▶ **Requirements**: Everything from the line with "Reproduce this chart with matplotlib." down to the line with "plt.rcParams['font.family'] = ['DejaVu Sans']" below must be printed exactly, those two lines included. Exclude pictures.
══════════
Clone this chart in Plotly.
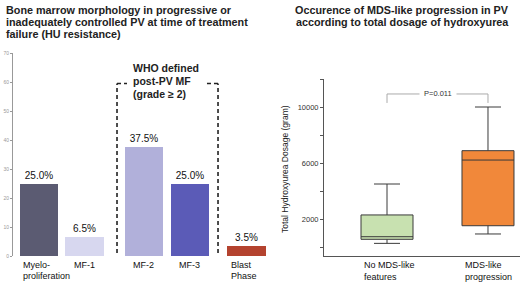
import plotly.graph_objects as go

# ---------------- data ----------------
bm_categories = ["Myelo-<br>proliferation", "MF-1", "MF-2", "MF-3", "Blast<br>Phase"]
bm_values = [25.0, 6.5, 37.5, 25.0, 3.5]
bm_colors = ["#5b5b72", "#d7d7ef", "#b1b0da", "#5b5bb7", "#b4432f"]

hu_groups = ["No MDS-like<br>features", "MDS-like<br>progression"]
hu_lowerfence = [260, 930]
hu_q1 = [550, 1520]
hu_median = [735, 6210]
hu_q3 = [2290, 6880]
hu_upperfence = [4500, 10000]
hu_colors = ["#c8e1b0", "#f1883a"]
p_text = "P=0.011"

left_title = ("Bone marrow morphology in progressive or<br>"
              "inadequately controlled PV at time of treatment<br>"
              "failure (HU resistance)")
right_title = ("Occurence of MDS-like progression in PV<br>"
               "according to total dosage of hydroxyurea")
who_text = "WHO defined<br>post-PV MF<br>(grade \u2265 2)"
y2_title = "Total Hydroxyurea Dosage (gram)"

# ---------------- layout helpers ----------------
W, H = 520, 283
def px(x):
    return x / W
def py(y):
    return (H - y) / H

bar_pos = [0, 0.99, 2.28, 3.28, 4.51]
bar_width = 0.83
label_anchor = ["left", "center", "center", "center", "left"]

fig = go.Figure()

fig.add_trace(go.Bar(
    x=bar_pos, y=bm_values, width=bar_width,
    marker=dict(color=bm_colors, line=dict(width=0)),
    text=[f"{v:.1f}%" for v in bm_values], textposition="outside",
    textfont=dict(size=10, color="#111", family="Liberation Sans"),
    cliponaxis=False, xaxis="x", yaxis="y", showlegend=False,
))

for i, g in enumerate(hu_groups):
    fig.add_trace(go.Box(
        x=[g], q1=[hu_q1[i]], median=[hu_median[i]], q3=[hu_q3[i]],
        lowerfence=[hu_lowerfence[i]], upperfence=[hu_upperfence[i]],
        fillcolor=hu_colors[i], line=dict(color="#3a3a3a", width=1),
        width=0.515, whiskerwidth=0.5, boxpoints=False,
        xaxis="x2", yaxis="y2", showlegend=False, hoverinfo="skip",
    ))

annotations = []

def add_lines(text, xref, x, y_first, spacing, xanchor, size, bold=False, color="#222"):
    for k, line in enumerate(text.split("<br>")):
        f = dict(size=size, family="Liberation Sans", color=color)
        if bold:
            f["weight"] = "bold"
        annotations.append(dict(text=line, xref=xref, yref="paper", x=x,
                                y=py(y_first + k * spacing), xanchor=xanchor,
                                yanchor="middle", showarrow=False, font=f))

# titles
add_lines(left_title, "paper", px(4), 10, 12, "left", 10.8, bold=True)
add_lines(right_title, "paper", px(402), 10, 12, "center", 10.8, bold=True)
add_lines(who_text, "paper", px(131), 68, 13, "left", 10.5, bold=True)

# left category labels
for i, c in enumerate(bm_categories):
    xa = bar_pos[i] - bar_width / 2 + 0.03 if label_anchor[i] == "left" else bar_pos[i]
    add_lines(c, "x", xa, 265, 10.5, label_anchor[i], 9, color="#111")
# right category labels
for i, g in enumerate(hu_groups):
    add_lines(g, "x2", i - 0.25, 265, 12, "left", 9, color="#111")

# y2 title
annotations.append(dict(text=y2_title, xref="paper", yref="paper", x=px(285), y=py(169),
                        xanchor="center", yanchor="middle", textangle=-90, showarrow=False,
                        font=dict(size=8.5, family="Liberation Sans", color="#222")))
# p-value
annotations.append(dict(text=p_text, xref="x2", yref="y2", x=0.5, y=10930,
                        xanchor="center", yanchor="middle", showarrow=False, bgcolor="white",
                        borderpad=4,
                        font=dict(size=7.5, family="Liberation Sans", color="#333")))

dash = dict(color="#222", width=1.6, dash="4px,3px")
shapes = [
    dict(type="line", xref="x", yref="y", x0=1.696, x1=1.696, y0=1, y1=59.5, line=dash),
    dict(type="line", xref="x", yref="y", x0=3.892, x1=3.892, y0=1, y1=59.5, line=dash),
    dict(type="line", xref="x", yref="y", x0=1.696, x1=1.913, y0=59.5, y1=59.5, line=dash),
    dict(type="line", xref="x", yref="y", x0=3.652, x1=3.892, y0=59.5, y1=59.5, line=dash),
    dict(type="path", xref="x2", yref="y2",
         path="M 0,10290 L 0,10930 L 1,10930 L 1,10290",
         line=dict(color="#aaa", width=1)),
]

fig.update_layout(
    width=W, height=H, margin=dict(l=0, r=0, t=0, b=0, autoexpand=False),
    paper_bgcolor="white", plot_bgcolor="white",
    font=dict(family="Liberation Sans"),
    bargap=0,
    xaxis=dict(domain=[px(13), px(270)], range=[-0.565, 5.022], visible=False,
               automargin=False),
    yaxis=dict(domain=[py(256), py(53)], range=[0, 70], tickvals=list(range(0, 71, 10)),
               showline=True, linecolor="#999", linewidth=1, ticks="outside", ticklen=2,
               tickcolor="#999", tickfont=dict(size=5, color="#999"), showgrid=False,
               zeroline=False, automargin=False),
    xaxis2=dict(domain=[px(324), 1], type="category", range=[-0.624, 1.317],
                showline=True, linecolor="#555", linewidth=1, showticklabels=False,
                ticks="", showgrid=False, anchor="y2", automargin=False),
    yaxis2=dict(domain=[py(256), py(79)], range=[-643, 12000], anchor="x2",
                tickvals=[0, 2000, 4000, 6000, 8000, 10000, 12000],
                ticktext=["", "2000", "", "6000", "", "10000", ""],
                showline=True, linecolor="#555", linewidth=1, ticks="outside", ticklen=3,
                tickcolor="#555", tickfont=dict(size=7.5, color="#333"), showgrid=False,
                zeroline=False, automargin=False),
    annotations=annotations, shapes=shapes,
)

fig.write_html("out.html", config={"displayModeBar": False},
               post_script="document.body.style.margin='0';document.body.style.padding='0';")
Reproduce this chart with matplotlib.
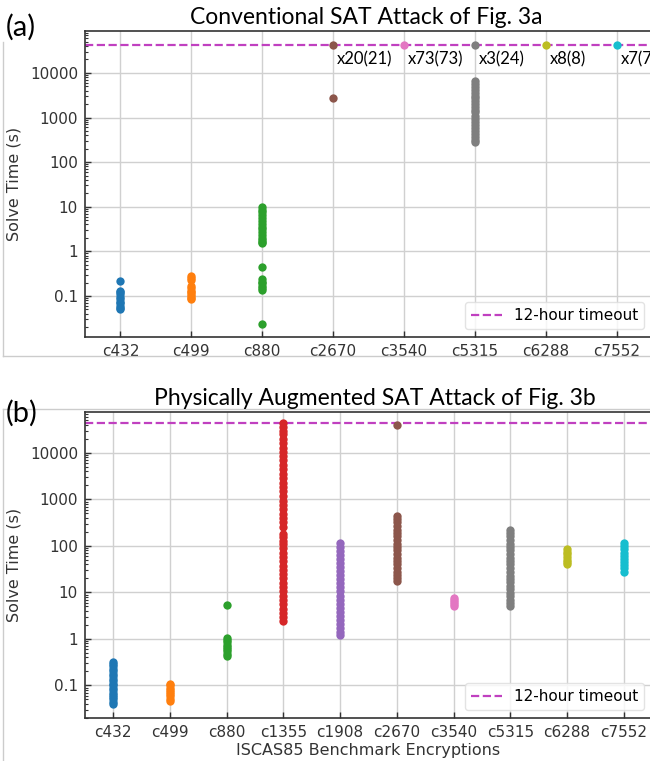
import numpy as np
import matplotlib
matplotlib.use('Agg')
from matplotlib import pyplot as plt
from matplotlib.lines import Line2D
from matplotlib.ticker import LogLocator, NullFormatter

plt.rcParams['font.family'] = ['DejaVu Sans']

# benchmark names
bench_all = ['c432', 'c499', 'c880', 'c1355', 'c1908', 'c2670', 'c3540', 'c5315', 'c6288', 'c7552']
bench_a = ['c432', 'c499', 'c880', 'c2670', 'c3540', 'c5315', 'c6288', 'c7552']

timeout = 43200  # 12 hours in seconds

# (a) conventional SAT attack solve times (s)
a_c432 = [0.22, 0.13, 0.12, 0.11, 0.095, 0.085, 0.075, 0.068, 0.06, 0.055, 0.05]
a_c499 = [0.28, 0.25, 0.23, 0.17, 0.15, 0.13, 0.12, 0.11, 0.10, 0.09, 0.085]
a_c880 = [10, 8.5, 7.5, 6.5, 5.5, 4.8, 4.2, 3.6, 3.1, 2.7, 2.3, 2.0, 1.8, 1.6, 1.5,
          0.44, 0.24, 0.21, 0.19, 0.17, 0.15, 0.135, 0.024]
a_c2670 = [timeout, 2800]
a_c3540 = [timeout]
a_c5315 = [timeout, 6500, 5600, 4800, 4200, 3600, 3100, 2700, 2300, 2000, 1700, 1500, 1300,
           1100, 950, 800, 680, 580, 500, 430, 370, 320, 280]
a_c6288 = [timeout]
a_c7552 = [timeout]
a_times = [a_c432, a_c499, a_c880, a_c2670, a_c3540, a_c5315, a_c6288, a_c7552]
a_notes = {'c2670': 'x20(21)', 'c3540': 'x73(73)', 'c5315': 'x3(24)', 'c6288': 'x8(8)', 'c7552': 'x7(7)'}

# (b) physically augmented SAT attack solve times (s)
b_c432 = [0.32, 0.29, 0.26, 0.23, 0.2, 0.18, 0.16, 0.14, 0.125, 0.11, 0.1, 0.09, 0.08,
          0.07, 0.063, 0.056, 0.05, 0.045, 0.04]
b_c499 = [0.11, 0.1, 0.09, 0.08, 0.072, 0.065, 0.058, 0.052, 0.047]
b_c880 = [5.5, 1.05, 0.95, 0.85, 0.75, 0.67, 0.6, 0.54, 0.48, 0.43]
b_c1355 = [43200, 36000, 30000, 25000, 20000, 16000, 13000, 10500, 8500, 7000, 5600, 4500,
           3600, 2900, 2300, 1850, 1500, 1200, 950, 760, 610, 490, 390, 320, 260,
           185, 155, 130, 110, 90, 72, 58, 47, 38, 31, 25, 20, 16, 13, 10.5, 8.5, 7,
           5.6, 4.5, 3.6, 2.9, 2.4]
b_c1908 = [115, 95, 78, 64, 52, 43, 35, 29, 24, 19.5, 16, 13, 10.5, 8.6, 7, 5.7, 4.7,
           3.8, 3.1, 2.5, 2.1, 1.7, 1.4, 1.2]
b_c2670 = [40000, 450, 380, 320, 270, 225, 190, 160, 135, 112, 95, 80, 67, 56, 47, 40,
           33, 28, 24, 20.5, 18]
b_c3540 = [7.5, 6.8, 6.2, 5.6, 5.2]
b_c5315 = [225, 190, 160, 135, 112, 95, 80, 67, 56, 47, 40, 33, 28, 23, 19.5, 16.5, 14,
           11.7, 9.8, 8.2, 6.9, 5.8, 5.1]
b_c6288 = [85, 75, 66, 58, 51, 45, 40]
b_c7552 = [115, 98, 84, 72, 62, 53, 45, 39, 33, 28]
b_times = [b_c432, b_c499, b_c880, b_c1355, b_c1908, b_c2670, b_c3540, b_c5315, b_c6288, b_c7552]

colors = ['tab:blue', 'tab:orange', 'tab:green', 'tab:red', 'tab:purple',
          'tab:brown', 'tab:pink', 'tab:gray', 'tab:olive', 'tab:cyan']
line_col = '#c040c0'
title_font = 'Lato'

fig = plt.figure(figsize=(6.5, 7.61), dpi=100)
ax_a = fig.add_axes([85 / 650, 1 - 337 / 761, 567 / 650, 306 / 761])
ax_b = fig.add_axes([85 / 650, 1 - 718 / 761, 567 / 650, 306 / 761])


def style_axis(ax, names, ylim):
    ax.set_yscale('log')
    ax.set_ylim(*ylim)
    ax.set_xlim(-0.5, len(names) - 0.5)
    ax.set_xticks(range(len(names)))
    ax.set_xticklabels(names)
    ax.set_yticks([0.1, 1, 10, 100, 1000, 10000])
    ax.set_yticklabels(['0.1', '1', '10', '100', '1000', '10000'])
    ax.yaxis.set_minor_locator(LogLocator(base=10, subs=np.arange(2, 10), numticks=20))
    ax.yaxis.set_minor_formatter(NullFormatter())
    ax.tick_params(axis='both', which='major', direction='in', length=4, width=1,
                   labelsize=11, colors='#333333', pad=5)
    ax.tick_params(axis='y', which='minor', direction='in', length=2, width=0.8, colors='#333333')
    ax.grid(True, which='major', color='#d0d0d0', linewidth=1)
    ax.set_axisbelow(True)
    for s in ax.spines.values():
        s.set_color('#333333')
        s.set_linewidth(1.2)
    ax.set_ylabel('Solve Time (s)', fontsize=11.5, color='#333333', labelpad=6)
    ax.axhline(timeout, color=line_col, linestyle='--', linewidth=1.6, label='12-hour timeout', zorder=2)
    leg = ax.legend(loc='lower right', fontsize=11, frameon=True, handlelength=2)
    leg.get_frame().set_edgecolor('#dddddd')


# panel (a)
for i, name in enumerate(bench_a):
    c = colors[bench_all.index(name)]
    ys = a_times[i]
    ax_a.scatter([i] * len(ys), ys, s=36, color=c, zorder=3, linewidths=0)
    if name in a_notes:
        ax_a.annotate(a_notes[name], (i, timeout), xytext=(3, -5), textcoords='offset points',
                      ha='left', va='top', fontsize=12, family=title_font)
style_axis(ax_a, bench_a, (0.012, 87000))

# panel (b)
for i, name in enumerate(bench_all):
    ys = b_times[i]
    ax_b.scatter([i] * len(ys), ys, s=36, color=colors[i], zorder=3, linewidths=0)
style_axis(ax_b, bench_all, (0.02, 76000))
ax_b.set_xlabel('ISCAS85 Benchmark Encryptions', fontsize=11.5, color='#333333', labelpad=2)

# panel titles and letters
fig.text(366 / 650, 1 - 17 / 761, 'Conventional SAT Attack of Fig. 3a', ha='center', va='center',
         fontsize=16.5, family=title_font)
fig.text(6 / 650, 1 - 27 / 761, '(a)', ha='left', va='center', fontsize=21, family=title_font)
fig.text(375 / 650, 1 - 399 / 761, 'Physically Augmented SAT Attack of Fig. 3b', ha='center',
         va='center', fontsize=16.5, family=title_font)
fig.text(6 / 650, 1 - 413 / 761, '(b)', ha='left', va='center', fontsize=21, family=title_font)

# thin panel frames
frame_kw = dict(color='#cccccc', linewidth=1, transform=fig.transFigure)
fig.add_artist(Line2D([3 / 650, 3 / 650], [1 - 42 / 761, 1 - 356 / 761], **frame_kw))
fig.add_artist(Line2D([3 / 650, 1], [1 - 356 / 761, 1 - 356 / 761], **frame_kw))
fig.add_artist(Line2D([3 / 650, 3 / 650], [1 - 409 / 761, 0], **frame_kw))
fig.add_artist(Line2D([3 / 650, 1], [1 - 409 / 761, 1 - 409 / 761], **frame_kw))

fig.savefig('out.png', dpi=100)
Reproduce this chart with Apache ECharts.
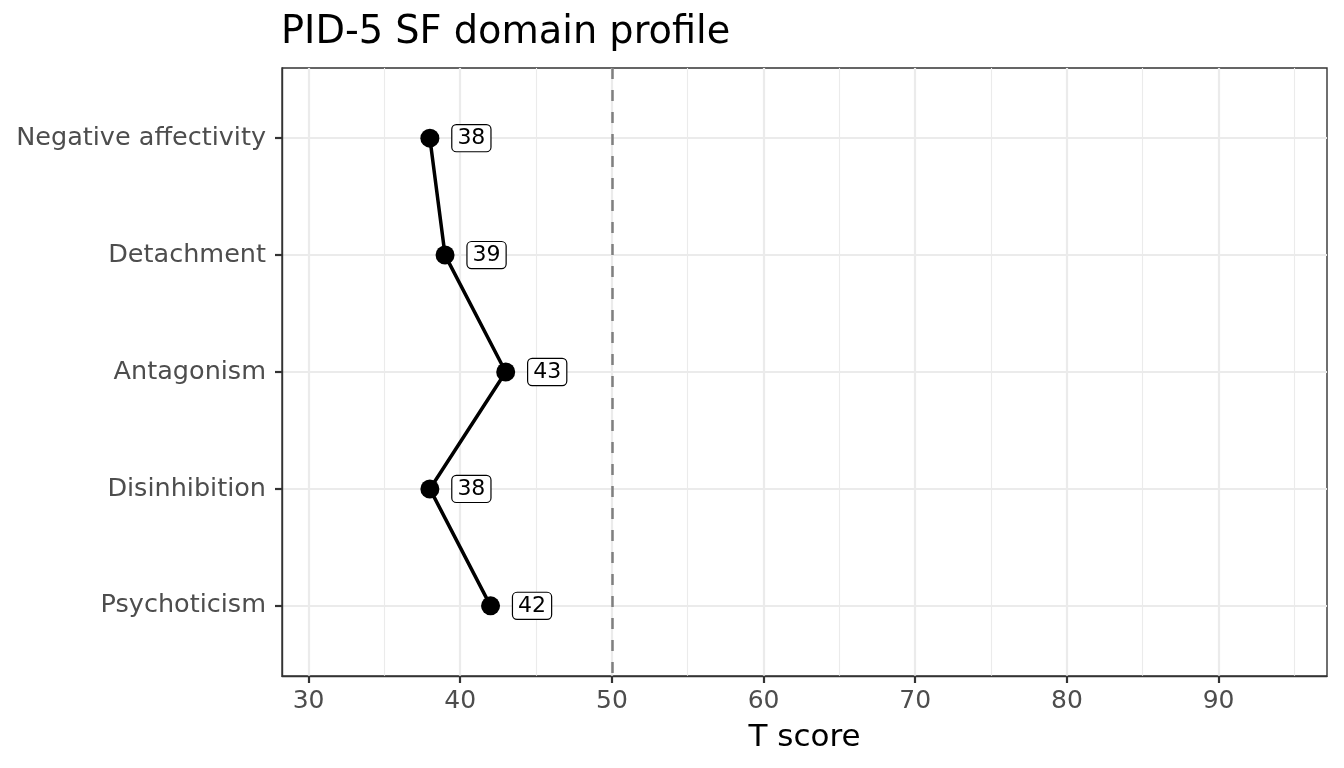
══════════
▶ **Solution below**:
Reproduce this chart with matplotlib.
import numpy as np
import matplotlib
matplotlib.use('Agg')
from matplotlib import pyplot as plt
from matplotlib.lines import Line2D
from matplotlib.ticker import LogLocator, NullFormatter

plt.rcParams['font.family'] = ['DejaVu Sans']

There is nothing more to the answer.